Inference Engine for Microcontrollers

Plumerai’s inference engine provides fast execution of INT8 quantized or INT16 quantized deep learning models in tiny memory spaces. It reads in TensorFlow Lite FlatBuffers (.tflite) and generates a library that includes the model, runtime, and optimized kernels. The inference software has been benchmarked on Arm Cortex-M microcontrollers as the fastest and most memory-efficient in the world. This is without additional quantization, binarization or pruning. The model accuracy stays exactly the same.

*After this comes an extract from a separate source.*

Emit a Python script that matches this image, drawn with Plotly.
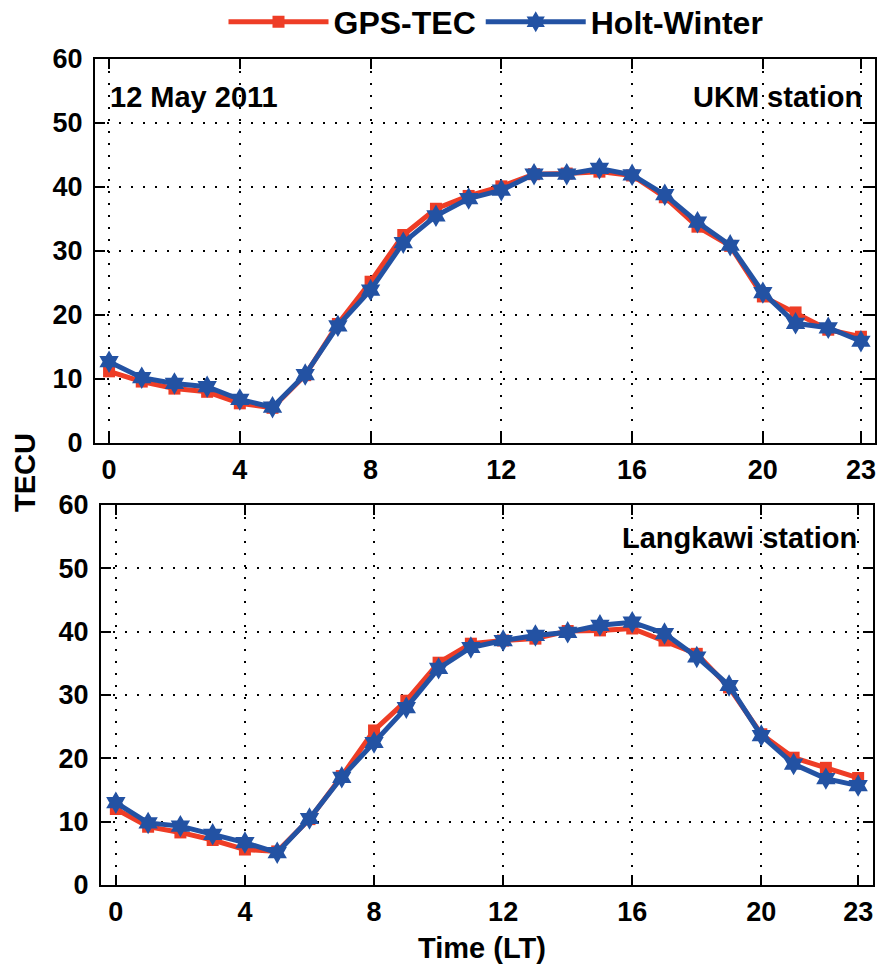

You can find more information about the inference engine on our blog and try it out in our online benchmarker to find out how fast and memory efficient it is for your model. Please get in touch with our team if you don't have access to the Plumerai Inference Engine yet.

Table of contents:


Below is a high-level overview of the compilation flow using the Plumerai Inference Engine. The main component is the Inference Engine Generator, a tool that takes as input a trained neural network and produces as a result a model-specific inference engine runtime library. This tool can run in the cloud or on a user's machine. This inference engine can then be used inside a user's application for final deployment onto a device.


Or, in words:

  • The Inference Engine Generator takes a neural network model as input. See the model documentation for more information on supported formats.
  • The Inference Engine Generator internally generates optimized model-specific C++ code and combines that with generic support C++ code. It then compiles this using an internal GCC-based C++ compiler for the target platform.
  • The Inference Engine Generator produces a model-specific inference engine runtime library and header files. These can be used in an application using the C++ API or C API.

This documentation contains information about both the Inference Engine Generator and about the resulting inference engine library and how to use it.